Quote:
Originally Posted by Angela That's exactly it. YOU are interested in change and growth, and your choices are perfect for you. And it sounds like you're also interested in change and growth for your parents -- that's the part that's arrogant. Your parents' change and growth is up to them, not you. Your business is your change and growth.
The difference with your Seduction Buddies is that they are seeking, but you are committed to inflicting an awareness on your parents that they are not asking for.

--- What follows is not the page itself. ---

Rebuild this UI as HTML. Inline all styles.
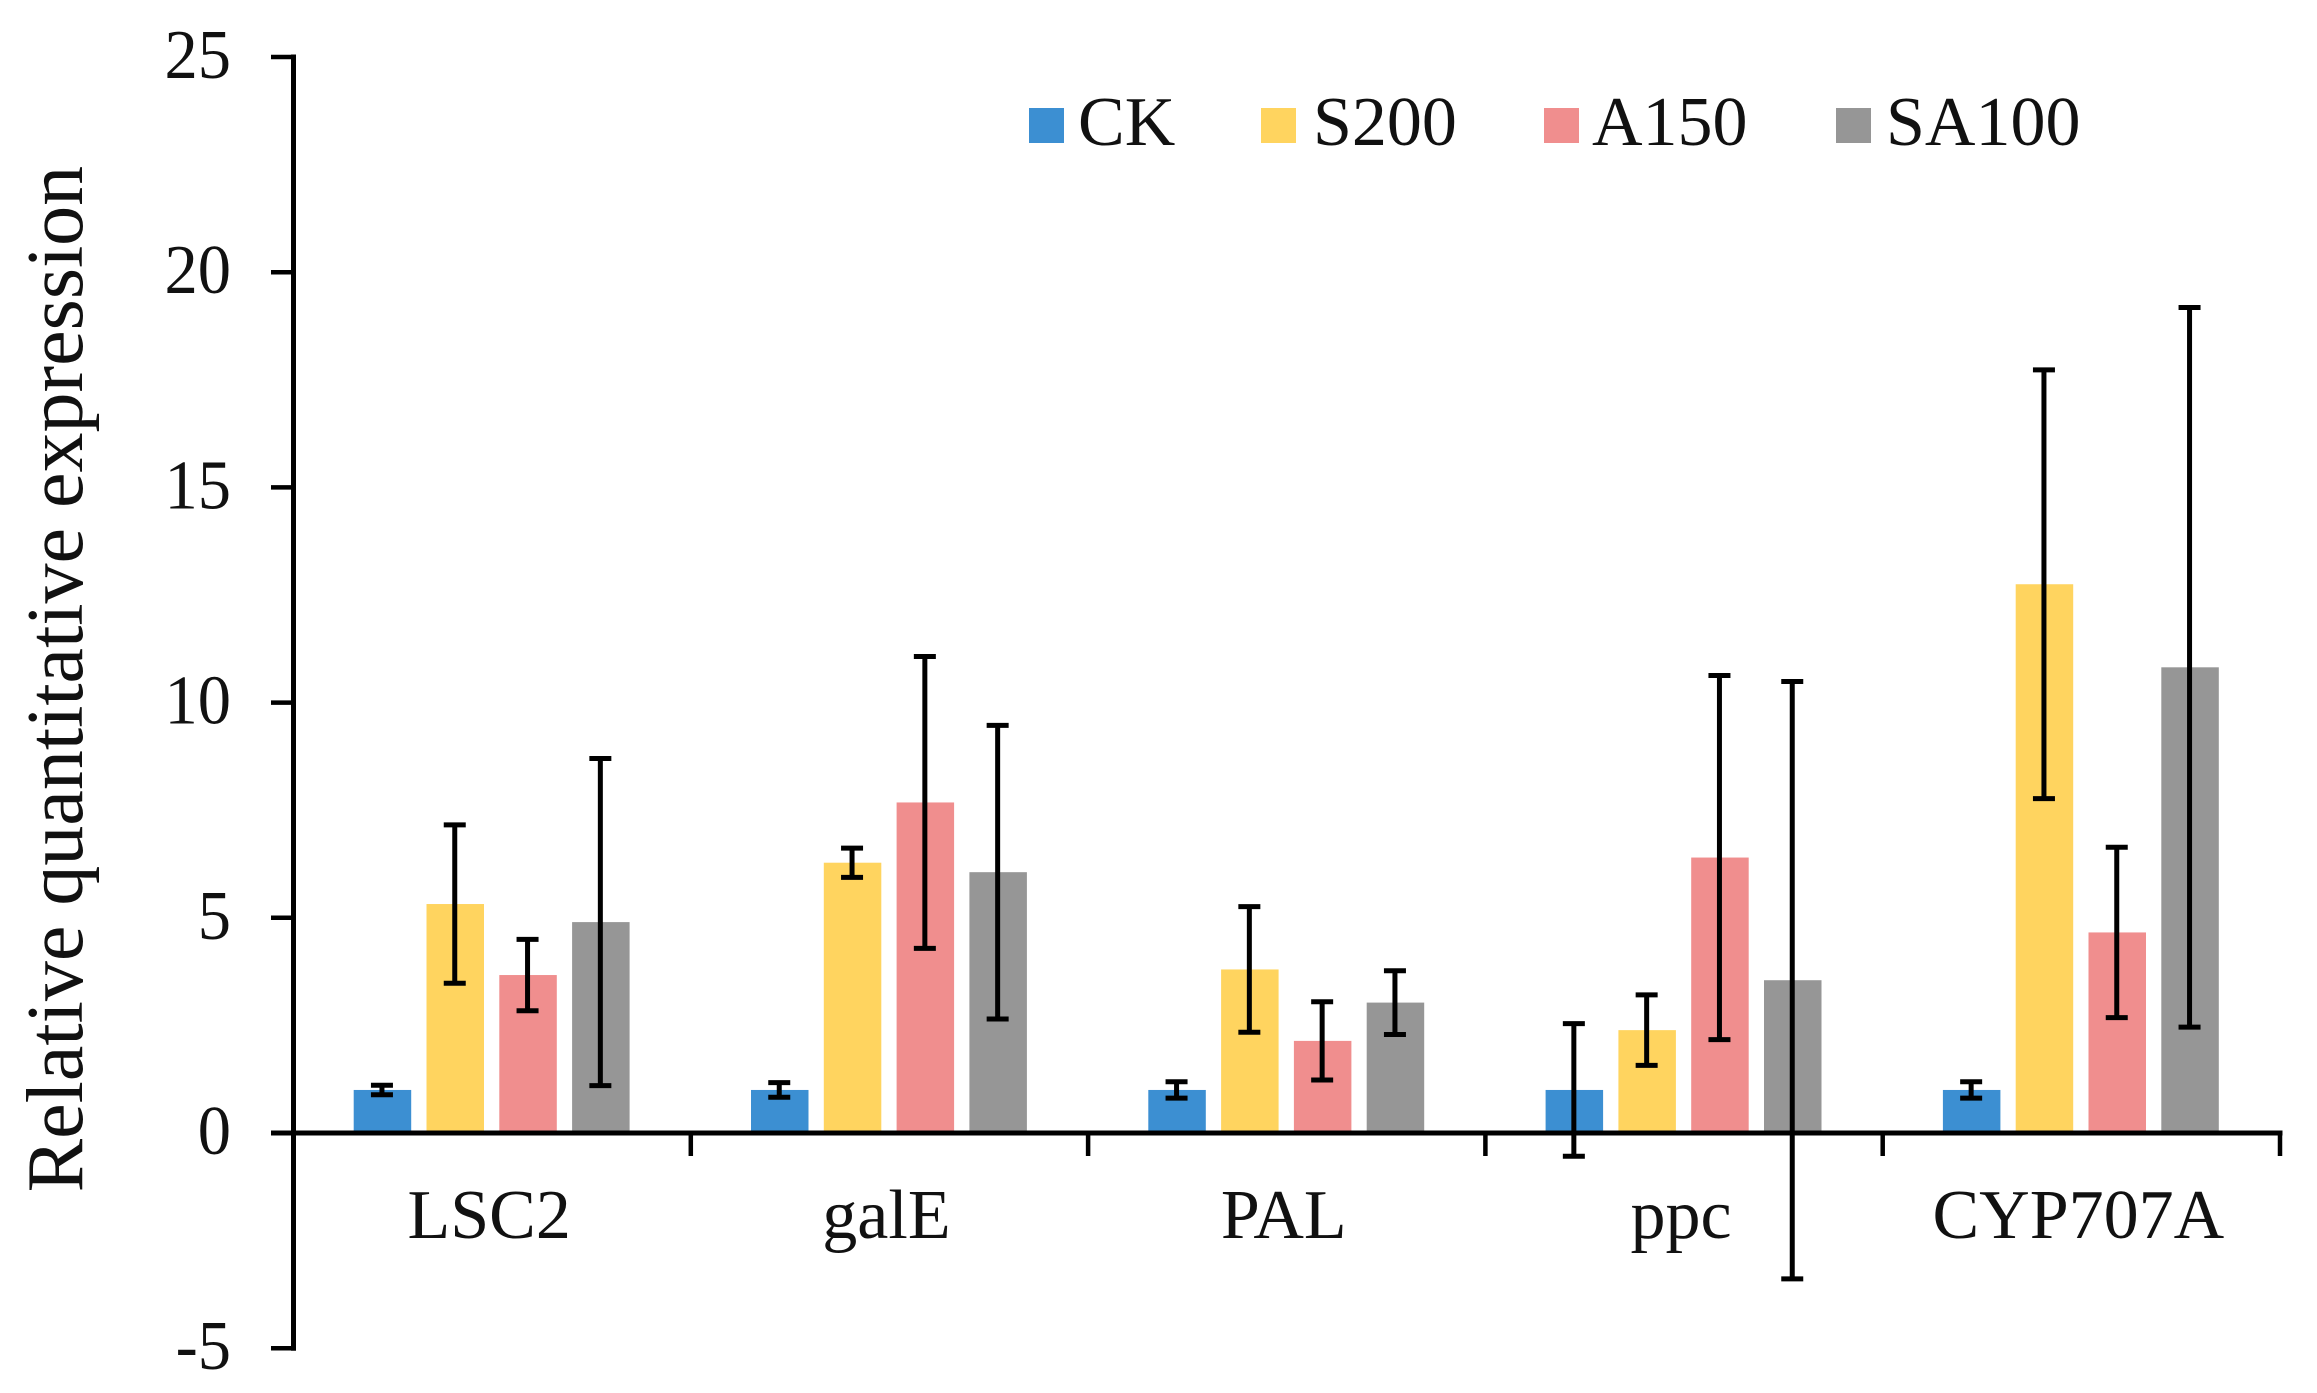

Unsolicited advice is 100% about YOU and 0% about them. I know you want to help your parents, and I acknowledge you for that. |
Yes, you are right about the difference regarding the seduction buddies. But what if someone does not seek because they are
sure there is no other way: like " you are the way you are born, and there is nothing you can do about it" ? There are people who literally told me this. And they are not alway s happy about it.
Both you and aspiring_to_clarity are right that it is not my business to change my parents or shape them according to my new values. And I realise from your honest responses to my posts there is a fine line between wanting to help and arrogance or covert resentment, I will need to closely watch. But I guess there is also a fine line between minding your own business and becoming self-centered.
Living by example is very good advice. However, in my experience especially old friends or family tend to not always see the changes you made. There are some friends who really treat me like they did 10 years ago referring to aspects of my personality long gone. They kind of have "memorised" you in a certain way and do not always reassess you. While new people I meet react to the "present" me. Does this make sense? This is especially true if you see old friends or family just occasionally per year.